The goal of long-term fitness is progress, not extremes. 

Don’t perform workouts that are super intense for too long of a period of time. 

For example, if you’re trying to shock your system and stimulate higher levels of muscle growth with a five-day full body workout routine, you wouldn’t want to do this for the long term. 

Allow time for recovery to avoid strain and over training, and down the road, consider a different lifting methodology such as split training.

 

8.      Invest in Deep Tissue Massages

 

Studies show that deep tissue massages can break up adhesions, alleviate pain, and reduce the risk of muscle strain from tight muscles. [1]

The more active you are, the more likely you’ll need a massage. 

At the very least, I’d recommend a monthly deep tissue massage. 

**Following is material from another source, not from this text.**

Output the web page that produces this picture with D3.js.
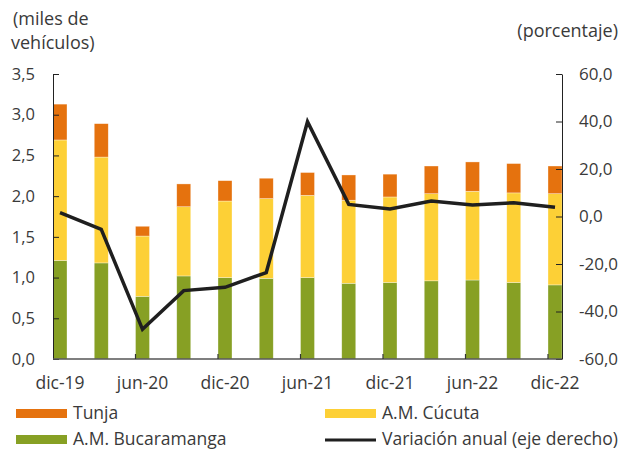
<!DOCTYPE html>
<html>
<head>
<meta charset="utf-8">
<script src="https://cdn.jsdelivr.net/npm/d3@7"></script>
<style>
  body { margin: 0; background: #fff; }
  svg text { font-family: "Open Sans", "Noto Sans", sans-serif; fill: #3a3a3a; }
</style>
</head>
<body>
<div id="chart"></div>
<script>
// trimestres
var periodos = ["dic-19", "mar-20", "jun-20", "sep-20", "dic-20", "mar-21", "jun-21",
                "sep-21", "dic-21", "mar-22", "jun-22", "sep-22", "dic-22"];
var bucaramanga = [1.21, 1.18, 0.77, 1.02, 1.00, 0.99, 1.00, 0.93, 0.94, 0.96, 0.97, 0.94, 0.91];
var cucuta      = [1.48, 1.30, 0.74, 0.85, 0.94, 0.98, 1.01, 1.02, 1.05, 1.07, 1.09, 1.10, 1.12];
var tunja       = [0.44, 0.41, 0.12, 0.28, 0.25, 0.25, 0.28, 0.31, 0.28, 0.34, 0.36, 0.36, 0.34];
var variacion   = [1.6, -5.4, -47.5, -31.2, -29.8, -23.6, 39.9, 5.1, 3.2, 6.5, 4.8, 5.8, 3.9];
var etiquetasX  = ["dic-19", "jun-20", "dic-20", "jun-21", "dic-21", "jun-22", "dic-22"];
var ticksIzq = [0, 0.5, 1, 1.5, 2, 2.5, 3, 3.5];
var ticksDer = [-60, -40, -20, 0, 20, 40, 60];

var width = 622, height = 450;
var mLeft = 53, mRight = 562, mTop = 74, mBottom = 359;
var bw = 14;
var colores = { tunja: "#E5720E", cucuta: "#FDD036", bucaramanga: "#87A024", linea: "#1f1f1f" };

var svg = d3.select("#chart").append("svg")
    .attr("width", width)
    .attr("height", height);

var x = d3.scalePoint().domain(periodos).range([mLeft + bw / 2, mRight - bw / 2]);
var yL = d3.scaleLinear().domain([0, 3.5]).range([mBottom, mTop]);
var yR = d3.scaleLinear().domain([-60, 60]).range([mBottom, mTop]);
var coma = function (d) { return d3.format(".1f")(d).replace(".", ",").replace("−", "-"); };

var filas = periodos.map(function (p, i) {
    return { periodo: p, bucaramanga: bucaramanga[i], cucuta: cucuta[i], tunja: tunja[i] };
});
var series = d3.stack().keys(["bucaramanga", "cucuta", "tunja"])(filas);

svg.append("g").selectAll("g")
    .data(series)
    .enter().append("g")
    .attr("fill", function (s) { return colores[s.key]; })
    .selectAll("rect")
    .data(function (s) { return s; })
    .enter().append("rect")
    .attr("x", function (d) { return x(d.data.periodo) - bw / 2; })
    .attr("width", bw)
    .attr("y", function (d) { return yL(d[1]); })
    .attr("height", function (d) { return yL(d[0]) - yL(d[1]); })
    .attr("stroke", "rgba(255,255,255,0.55)")
    .attr("stroke-width", 0.6);

// linea de variacion anual
var linea = d3.line()
    .x(function (d, i) { return x(periodos[i]); })
    .y(function (d) { return yR(d); });

svg.append("path")
    .datum(variacion)
    .attr("d", linea)
    .attr("fill", "none")
    .attr("stroke", colores.linea)
    .attr("stroke-width", 3.5)
    .attr("stroke-linejoin", "miter");

// ejes
var ejeIzq = svg.append("g")
    .attr("transform", "translate(" + mLeft + ",0)")
    .call(d3.axisLeft(yL).tickValues(ticksIzq).tickFormat(coma).tickSizeInner(-6).tickSizeOuter(0).tickPadding(18));
ejeIzq.select(".domain").attr("stroke", "#222");
ejeIzq.selectAll(".tick line").attr("stroke", "#222");
ejeIzq.selectAll("text").attr("font-size", 16.5).attr("fill", "#3a3a3a");

var ejeDer = svg.append("g")
    .attr("transform", "translate(" + mRight + ",0)")
    .call(d3.axisRight(yR).tickValues(ticksDer).tickFormat(coma).tickSizeInner(-6).tickSizeOuter(0).tickPadding(17));
ejeDer.select(".domain").attr("stroke", "#222");
ejeDer.selectAll(".tick line").attr("stroke", "#222");
ejeDer.selectAll("text").attr("font-size", 17).attr("fill", "#3a3a3a");

// eje x
svg.append("line")
    .attr("x1", mLeft).attr("x2", mRight)
    .attr("y1", mBottom).attr("y2", mBottom)
    .attr("stroke", "#555").attr("stroke-width", 1.5);

svg.append("g").selectAll("line")
    .data(etiquetasX.slice(1))
    .enter().append("line")
    .attr("x1", function (d) { return x(d) - bw / 2; })
    .attr("x2", function (d) { return x(d) - bw / 2; })
    .attr("y1", mBottom).attr("y2", mBottom - 5)
    .attr("stroke", "#333").attr("stroke-width", 1.2);

svg.append("g").selectAll("text")
    .data(etiquetasX)
    .enter().append("text")
    .attr("x", function (d) { return x(d); })
    .attr("y", mBottom + 30)
    .attr("text-anchor", "middle")
    .attr("font-size", 17.5)
    .text(function (d) { return d; });

// titulos de ejes
svg.append("text").attr("x", 13).attr("y", 25).attr("font-size", 18).text("(miles de");
svg.append("text").attr("x", 11).attr("y", 49).attr("font-size", 18).text("vehículos)");
svg.append("text").attr("x", 618).attr("y", 37).attr("text-anchor", "end").attr("font-size", 18).text("(porcentaje)");

// leyenda
var leyenda = [
    { nombre: "Tunja", color: colores.tunja, tipo: "rect", x: 16, y: 413 },
    { nombre: "A.M. Cúcuta", color: colores.cucuta, tipo: "rect", x: 325, y: 413 },
    { nombre: "A.M. Bucaramanga", color: colores.bucaramanga, tipo: "rect", x: 16, y: 439 },
    { nombre: "Variación anual (eje derecho)", color: colores.linea, tipo: "line", x: 325, y: 439 }
];
var li = svg.append("g").selectAll("g")
    .data(leyenda)
    .enter().append("g")
    .attr("transform", function (d) { return "translate(" + d.x + "," + d.y + ")"; });
li.filter(function (d) { return d.tipo === "rect"; })
    .append("rect")
    .attr("x", 0).attr("y", -4).attr("width", 51).attr("height", 9)
    .attr("fill", function (d) { return d.color; });
li.filter(function (d) { return d.tipo === "line"; })
    .append("line")
    .attr("x1", 0).attr("x2", 51).attr("y1", 1).attr("y2", 1)
    .attr("stroke", function (d) { return d.color; }).attr("stroke-width", 3);
li.append("text")
    .attr("x", 57).attr("y", 6)
    .attr("font-size", 17.5)
    .text(function (d) { return d.nombre; });
</script>
</body>
</html>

If it’s your first deep tissue massage, be sure to stay in open communication with the therapist during the massage as the pressure can take some getting used to.

 

9.      Stop Skipping on Sleep

 

Most medical experts agree that you need between seven and nine hours of sleep each night. The more active you are, the more sleep you probably need.

I recommend powering down about an hour before bed. Consider drinking some herbal (caffeine-free) tea and reading a hardcopy of a book.

 

10. Eat for Recovery

 

Muscles might be built in the gym, but they are revealed and maintained in the kitchen.

Good nutrition and responsible supplements are essential for muscle repair and recovery.

You don’t need to follow one of the trendy diets right now. Instead, you should keep it simple and focus on a diet that has plenty of lean proteins, healthy fats, and complex carbohydrates. 

Try to avoid junk food, alcohol, and processed items as much as possible.

 

References

 

  1. Marian Majchrzycki, Piotr Kocur, Tomasz Kotwicki, "Deep Tissue Massage and Nonsteroidal Anti-Inflammatory Drugs for Low Back Pain: A Prospective Randomized Trial", The Scientific World Journal, vol. 2014, Article ID 287597, 7 pages, 2014.